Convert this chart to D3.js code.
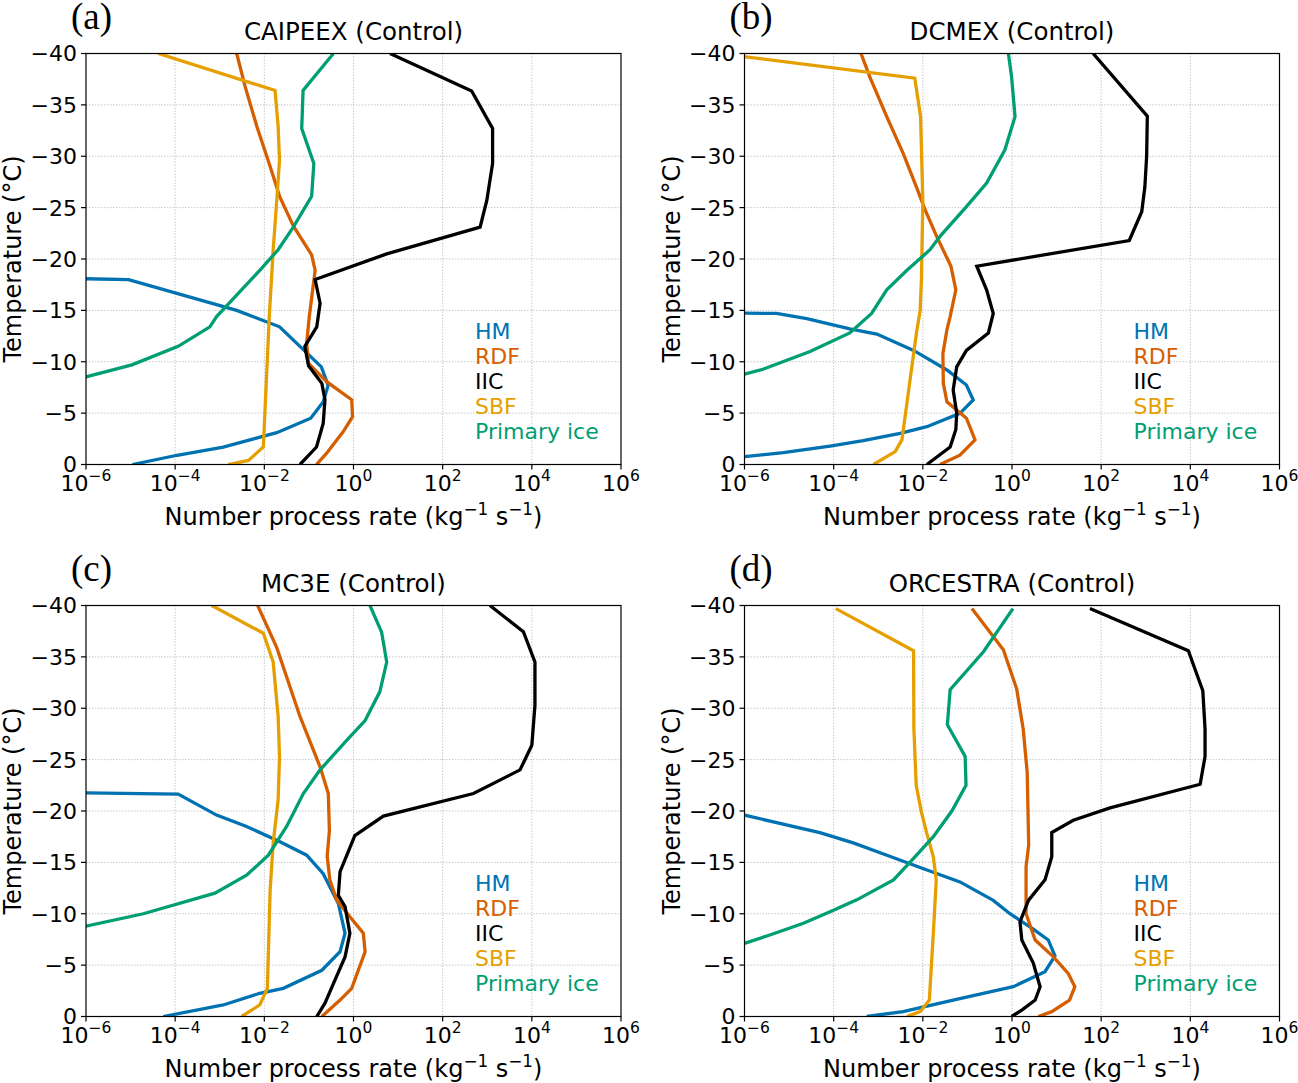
<!DOCTYPE html>
<html>
<head>
<meta charset="utf-8">
<script src="https://cdn.jsdelivr.net/npm/d3@7"></script>
<style>
    body { margin: 0; background: #fff; }
    svg text { font-family: "DejaVu Sans", sans-serif; fill: #000; }
</style>
</head>
<body>
<div id="chart"></div>
<script>
// [temperature (°C), number process rate (kg-1 s-1)]; 0 = no process (drawn clipped far left, like matplotlib)

// (a) CAIPEEX
const caipeexHM = [[-20, 0], [-18, 9e-6], [-15.0, 2.4e-3], [-13.4, 0.022], [-9.5, 0.19], [-7.7, 0.27], [-6.1, 0.21], [-4.5, 0.11], [-3.1, 0.019], [-1.7, 1.2e-3], [-0.9, 1.1e-4], [0, 1.1e-5]];
const caipeexRDF = [[-40, 2.4e-3], [-36.8, 3.7e-3], [-32.9, 6.8e-3], [-29.0, 0.0135], [-26.1, 0.022], [-23.2, 0.045], [-20.4, 0.115], [-18.9, 0.138], [-14.4, 0.102], [-11.8, 0.089], [-9.85, 0.098], [-8.06, 0.25], [-6.3, 0.91], [-4.65, 0.955], [-3.2, 0.59], [-1.1, 0.25], [0, 0.148]];
const caipeexIIC = [[-40, 6.6], [-36.35, 447], [-32.7, 1318], [-29.3, 1318], [-25.7, 977], [-23.1, 692], [-20.5, 5.56], [-18.0, 0.138], [-15.7, 0.178], [-13.4, 0.15], [-11.5, 0.081], [-9.6, 0.098], [-7.9, 0.195], [-6.3, 0.229], [-4.0, 0.209], [-1.7, 0.148], [0, 0.063]];
const caipeexSBF = [[-40, 4.2e-5], [-36.4, 0.0174], [-32.9, 0.0204], [-29.6, 0.0219], [-25.7, 0.019], [-20.9, 0.0158], [-14.4, 0.0129], [-1.7, 9.5e-3], [-0.4, 4.4e-3], [0, 1.55e-3]];
const caipeexPrimary = [[-40, 0.355], [-36.4, 0.074], [-32.7, 0.069], [-29.3, 0.129], [-26.1, 0.115], [-23.1, 0.0447], [-20.9, 0.0204], [-18.9, 7.9e-3], [-14.4, 8.5e-4], [-13.4, 6.0e-4], [-11.5, 1.17e-4], [-9.7, 1.07e-5], [-8.55, 1.05e-6], [-7.4, 1e-7]];

// (b) DCMEX
const dcmexHM = [[-16, 0], [-14.7, 5.2e-6], [-14.2, 2.5e-5], [-13.2, 2.3e-4], [-12.7, 9.3e-4], [-11.1, 6.2e-3], [-9.2, 0.0347], [-7.74, 0.095], [-6.28, 0.135], [-4.98, 0.068], [-3.68, 0.0123], [-3.03, 3.1e-3], [-2.32, 4.6e-4], [-1.8, 8.3e-5], [-1.15, 7.4e-6], [-0.76, 1.0e-6], [0, 2e-8]];
const dcmexRDF = [[-40, 4.1e-4], [-37.7, 6.5e-4], [-33.85, 1.55e-3], [-30.3, 3.6e-3], [-27.0, 7.2e-3], [-24.8, 0.0112], [-22.2, 0.0204], [-19.3, 0.0427], [-17.0, 0.055], [-14.4, 0.041], [-13.1, 0.0347], [-10.8, 0.0282], [-7.9, 0.0288], [-6.1, 0.0347], [-4.5, 0.095], [-2.4, 0.148], [-0.9, 0.068], [0, 0.0243]];
const dcmexIIC = [[-40, 66], [-33.9, 1084], [-30.0, 1047], [-27.0, 955], [-24.6, 813], [-21.8, 427], [-19.3, 0.162], [-17.0, 0.269], [-14.7, 0.38], [-12.8, 0.295], [-11.1, 0.095], [-9.5, 0.0575], [-7.25, 0.0479], [-5.0, 0.0575], [-3.4, 0.055], [-1.7, 0.041], [0, 0.0123]];
const dcmexSBF = [[-40, 2.8e-7], [-37.6, 6.6e-3], [-33.85, 8.9e-3], [-25.7, 0.01], [-18.0, 9.3e-3], [-15.0, 8.7e-3], [-12.8, 7.2e-3], [-6.0, 4.4e-3], [-2.4, 3.4e-3], [-1.25, 2.4e-3], [0, 7.8e-4]];
const dcmexPrimary = [[-40, 0.83], [-37.7, 0.98], [-33.85, 1.17], [-30.6, 0.69], [-27.4, 0.27], [-25.1, 0.095], [-22.2, 0.0243], [-20.9, 0.0145], [-18.9, 4.4e-3], [-17.0, 1.55e-3], [-14.7, 7.1e-4], [-12.8, 2.3e-4], [-11.0, 2.95e-5], [-9.27, 2.6e-6], [-8.8, 1.0e-6], [-7.8, 1e-7]];

// (c) MC3E
const mc3eHM = [[-23, 0], [-21.65, 1.17e-4], [-19.6, 8.5e-4], [-18.5, 4.0e-3], [-17.0, 0.0224], [-15.7, 0.089], [-13.9, 0.209], [-11.0, 0.457], [-8.1, 0.646], [-6.3, 0.5], [-4.5, 0.195], [-2.74, 0.0266], [-2.26, 7.9e-3], [-1.12, 1.2e-3], [0, 5.4e-5]];
const mc3eRDF = [[-40, 7.1e-3], [-35.9, 0.019], [-29.2, 0.063], [-24.3, 0.178], [-21.7, 0.272], [-18.1, 0.288], [-15.6, 0.257], [-13.3, 0.295], [-11.35, 0.417], [-9.7, 0.83], [-8.1, 1.66], [-6.3, 1.82], [-2.74, 0.91], [-1.6, 0.5], [0, 0.195]];
const mc3eIIC = [[-40, 1148], [-37.45, 6457], [-34.5, 11749], [-30.3, 11749], [-26.4, 10000], [-24.0, 5433], [-21.7, 490], [-19.5, 4.68], [-17.6, 1.07], [-15.7, 0.71], [-14.1, 0.5], [-11.8, 0.457], [-10.7, 0.646], [-8.1, 0.83], [-5.8, 0.646], [-3.9, 0.417], [-1.3, 0.229], [0, 0.15]];
const mc3eSBF = [[-40, 6.6e-4], [-37.3, 9.5e-3], [-34.5, 0.0158], [-29.2, 0.0204], [-25.3, 0.0219], [-21.1, 0.0204], [-16.9, 0.0158], [-12.3, 0.0135], [-2.74, 0.0117], [-1.12, 7.9e-3], [0, 3.1e-3]];
const mc3ePrimary = [[-40, 2.34], [-37.4, 4.27], [-34.5, 5.56], [-31.6, 3.89], [-28.8, 1.82], [-26.9, 0.71], [-24.0, 0.178], [-21.7, 0.075], [-18.5, 0.0316], [-15.7, 0.0123], [-13.75, 4.0e-3], [-12.0, 7.8e-4], [-10.0, 1.93e-5], [-8.8, 1.0e-6], [-7.9, 1e-7]];

// (d) ORCESTRA
const orcestraHM = [[-21, 4e-8], [-17.9, 4.9e-5], [-16.9, 2.75e-4], [-15.6, 1.8e-3], [-14.5, 8.7e-3], [-13.1, 0.068], [-11.3, 0.38], [-10.0, 0.9], [-8.5, 3.0], [-7.45, 6.5], [-5.9, 9.2], [-4.36, 5.5], [-2.9, 1.07], [-1.6, 0.048], [-0.47, 3.6e-3], [0, 5.5e-4]];
const orcestraRDF = [[-39.7, 0.126], [-35.7, 0.64], [-31.9, 1.27], [-28.0, 1.78], [-23.8, 2.19], [-16.7, 2.37], [-14.6, 2.07], [-10.0, 2.07], [-7.45, 3.31], [-5.8, 8.5], [-4.2, 18.2], [-2.9, 25.7], [-1.6, 19.5], [-0.47, 7.8], [0, 3.9]];
const orcestraIIC = [[-39.7, 56], [-35.6, 9016], [-31.7, 19055], [-28.0, 21380], [-25.3, 21380], [-22.6, 16596], [-20.3, 158], [-19.1, 23.7], [-17.9, 7.8], [-15.55, 7.8], [-13.3, 5.5], [-11.3, 2.34], [-9.2, 1.51], [-7.45, 1.66], [-5.2, 3.0], [-2.9, 4.27], [-1.6, 3.31], [-0.63, 1.66], [0, 0.98]];
const orcestraSBF = [[-39.7, 1.12e-4], [-35.6, 6.2e-3], [-28.0, 6.3e-3], [-22.5, 7.1e-3], [-19.9, 9.3e-3], [-17.8, 0.0123], [-15.55, 0.0172], [-13.3, 0.02], [-8.1, 0.0172], [-1.6, 0.014], [-0.47, 8.7e-3], [0, 4.4e-3]];
const orcestraPrimary = [[-39.7, 1.05], [-35.5, 0.229], [-31.8, 0.041], [-28.4, 0.0355], [-25.3, 0.089], [-22.5, 0.093], [-20.0, 0.0447], [-17.5, 0.0172], [-15.4, 6.2e-3], [-13.3, 2.2e-3], [-11.35, 3.3e-4], [-10.2, 8.3e-5], [-9.07, 2.1e-5], [-7.93, 3.7e-6], [-7.12, 1.0e-6], [-6.2, 1e-7]];

const processes = ["HM", "RDF", "IIC", "SBF", "Primary ice"];
const colours = ["#0072B2", "#D55E00", "#000000", "#E69F00", "#009E73"];
const xTicks = [1e-6, 1e-4, 1e-2, 1e0, 1e2, 1e4, 1e6];
const yTicks = [-40, -35, -30, -25, -20, -15, -10, -5, 0];

const panels = [
    {label: "(a)", title: "CAIPEEX (Control)", col: 0, row: 0, series: [caipeexHM, caipeexRDF, caipeexIIC, caipeexSBF, caipeexPrimary]},
    {label: "(b)", title: "DCMEX (Control)", col: 1, row: 0, series: [dcmexHM, dcmexRDF, dcmexIIC, dcmexSBF, dcmexPrimary]},
    {label: "(c)", title: "MC3E (Control)", col: 0, row: 1, series: [mc3eHM, mc3eRDF, mc3eIIC, mc3eSBF, mc3ePrimary]},
    {label: "(d)", title: "ORCESTRA (Control)", col: 1, row: 1, series: [orcestraHM, orcestraRDF, orcestraIIC, orcestraSBF, orcestraPrimary]}
];

const W = 1298, H = 1083;
const plotW = 535, plotH = 411;
const lefts = [86, 744.5], tops = [53.5, 605.5];

const svg = d3.select("#chart").append("svg")
    .attr("width", W)
    .attr("height", H);

const minus = s => String(s).replace("-", "\u2212");

panels.forEach((p, pi) => {
    let x0 = lefts[p.col], y0 = tops[p.row];

    let x = d3.scaleLog().domain([1e-6, 1e6]).range([0, plotW]);
    let y = d3.scaleLinear().domain([0, -40]).range([plotH, 0]);

    let g = svg.append("g")
        .attr("transform", `translate(${x0}, ${y0})`);

    g.append("clipPath")
        .attr("id", "clip" + pi)
        .append("rect")
        .attr("width", plotW)
        .attr("height", plotH);

    // grid
    g.selectAll(".xgrid")
        .data(xTicks.slice(1, -1))
        .enter()
        .append("line")
        .attr("x1", d => x(d)).attr("x2", d => x(d))
        .attr("y1", 0).attr("y2", plotH)
        .attr("stroke", "#c8c8c8")
        .attr("stroke-width", 1)
        .attr("stroke-dasharray", "1.5,1.5");

    g.selectAll(".ygrid")
        .data(yTicks.slice(1, -1))
        .enter()
        .append("line")
        .attr("x1", 0).attr("x2", plotW)
        .attr("y1", d => y(d)).attr("y2", d => y(d))
        .attr("stroke", "#c8c8c8")
        .attr("stroke-width", 1)
        .attr("stroke-dasharray", "1.5,1.5");

    // profiles
    let line = d3.line()
        .x(d => x(Math.max(d[1], 1e-30)))
        .y(d => y(d[0]));

    g.append("g")
        .attr("clip-path", `url(#clip${pi})`)
        .selectAll("path")
        .data(p.series)
        .enter()
        .append("path")
        .attr("d", line)
        .attr("fill", "none")
        .attr("stroke", (d, i) => colours[i])
        .attr("stroke-width", 3.3)
        .attr("stroke-linejoin", "miter")
        .attr("stroke-miterlimit", 3);

    // frame
    g.append("rect")
        .attr("width", plotW)
        .attr("height", plotH)
        .attr("fill", "none")
        .attr("stroke", "#000")
        .attr("stroke-width", 1.2);

    // x ticks
    let xt = g.selectAll(".xtick")
        .data(xTicks)
        .enter()
        .append("g")
        .attr("transform", d => `translate(${x(d)}, ${plotH})`);
    xt.append("line")
        .attr("y2", 5)
        .attr("stroke", "#000")
        .attr("stroke-width", 1.2);
    let xl = xt.append("text")
        .attr("y", 26.5)
        .attr("text-anchor", "middle")
        .style("font-size", "22px")
        .text("10");
    xl.append("tspan")
        .attr("dy", "-10")
        .style("font-size", "15.5px")
        .text(d => minus(Math.round(Math.log10(d))));

    // y ticks
    let yt = g.selectAll(".ytick")
        .data(yTicks)
        .enter()
        .append("g")
        .attr("transform", d => `translate(0, ${y(d)})`);
    yt.append("line")
        .attr("x2", -5)
        .attr("stroke", "#000")
        .attr("stroke-width", 1.2);
    yt.append("text")
        .attr("x", -9)
        .attr("dy", "0.36em")
        .attr("text-anchor", "end")
        .style("font-size", "22px")
        .text(d => minus(d));

    // axis labels
    let xlab = g.append("text")
        .attr("x", plotW / 2)
        .attr("y", plotH + 60)
        .attr("text-anchor", "middle")
        .style("font-size", "24px")
        .text("Number process rate (kg");
    xlab.append("tspan").attr("dy", "-10").style("font-size", "16.8px").text("\u22121");
    xlab.append("tspan").attr("dy", "10").text(" s");
    xlab.append("tspan").attr("dy", "-10").style("font-size", "16.8px").text("\u22121");
    xlab.append("tspan").attr("dy", "10").text(")");

    g.append("text")
        .attr("transform", `translate(${-65}, ${plotH / 2}) rotate(-90)`)
        .attr("text-anchor", "middle")
        .style("font-size", "24px")
        .text("Temperature (\u00B0C)");

    // title and panel label
    g.append("text")
        .attr("x", plotW / 2)
        .attr("y", -13.5)
        .attr("text-anchor", "middle")
        .style("font-size", "24.5px")
        .text(p.title);

    g.append("text")
        .attr("x", -15)
        .attr("y", -25)
        .style("font-family", "'Liberation Serif', serif")
        .style("font-size", "37px")
        .text(p.label);

    // text-only legend
    g.selectAll(".legend")
        .data(processes)
        .enter()
        .append("text")
        .attr("x", 389)
        .attr("y", (d, i) => 285 + i * 25)
        .style("font-size", "22px")
        .style("fill", (d, i) => colours[i])
        .text(d => d);
});
</script>
</body>
</html>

* * * * *

__Directions__. With the pictures left out, restate word for word every line of the data above, from the first down to the line that contains "1.05e-6], [-7.4, 1e-7]];".

__Solution for this exercise__.
Convert this chart to D3.js code.
<!DOCTYPE html>
<html>
<head>
<meta charset="utf-8">
<script src="https://cdn.jsdelivr.net/npm/d3@7"></script>
<style>
    body { margin: 0; background: #fff; }
    svg text { font-family: "DejaVu Sans", sans-serif; fill: #000; }
</style>
</head>
<body>
<div id="chart"></div>
<script>
// [temperature (°C), number process rate (kg-1 s-1)]; 0 = no process (drawn clipped far left, like matplotlib)

// (a) CAIPEEX
const caipeexHM = [[-20, 0], [-18, 9e-6], [-15.0, 2.4e-3], [-13.4, 0.022], [-9.5, 0.19], [-7.7, 0.27], [-6.1, 0.21], [-4.5, 0.11], [-3.1, 0.019], [-1.7, 1.2e-3], [-0.9, 1.1e-4], [0, 1.1e-5]];
const caipeexRDF = [[-40, 2.4e-3], [-36.8, 3.7e-3], [-32.9, 6.8e-3], [-29.0, 0.0135], [-26.1, 0.022], [-23.2, 0.045], [-20.4, 0.115], [-18.9, 0.138], [-14.4, 0.102], [-11.8, 0.089], [-9.85, 0.098], [-8.06, 0.25], [-6.3, 0.91], [-4.65, 0.955], [-3.2, 0.59], [-1.1, 0.25], [0, 0.148]];
const caipeexIIC = [[-40, 6.6], [-36.35, 447], [-32.7, 1318], [-29.3, 1318], [-25.7, 977], [-23.1, 692], [-20.5, 5.56], [-18.0, 0.138], [-15.7, 0.178], [-13.4, 0.15], [-11.5, 0.081], [-9.6, 0.098], [-7.9, 0.195], [-6.3, 0.229], [-4.0, 0.209], [-1.7, 0.148], [0, 0.063]];
const caipeexSBF = [[-40, 4.2e-5], [-36.4, 0.0174], [-32.9, 0.0204], [-29.6, 0.0219], [-25.7, 0.019], [-20.9, 0.0158], [-14.4, 0.0129], [-1.7, 9.5e-3], [-0.4, 4.4e-3], [0, 1.55e-3]];
const caipeexPrimary = [[-40, 0.355], [-36.4, 0.074], [-32.7, 0.069], [-29.3, 0.129], [-26.1, 0.115], [-23.1, 0.0447], [-20.9, 0.0204], [-18.9, 7.9e-3], [-14.4, 8.5e-4], [-13.4, 6.0e-4], [-11.5, 1.17e-4], [-9.7, 1.07e-5], [-8.55, 1.05e-6], [-7.4, 1e-7]];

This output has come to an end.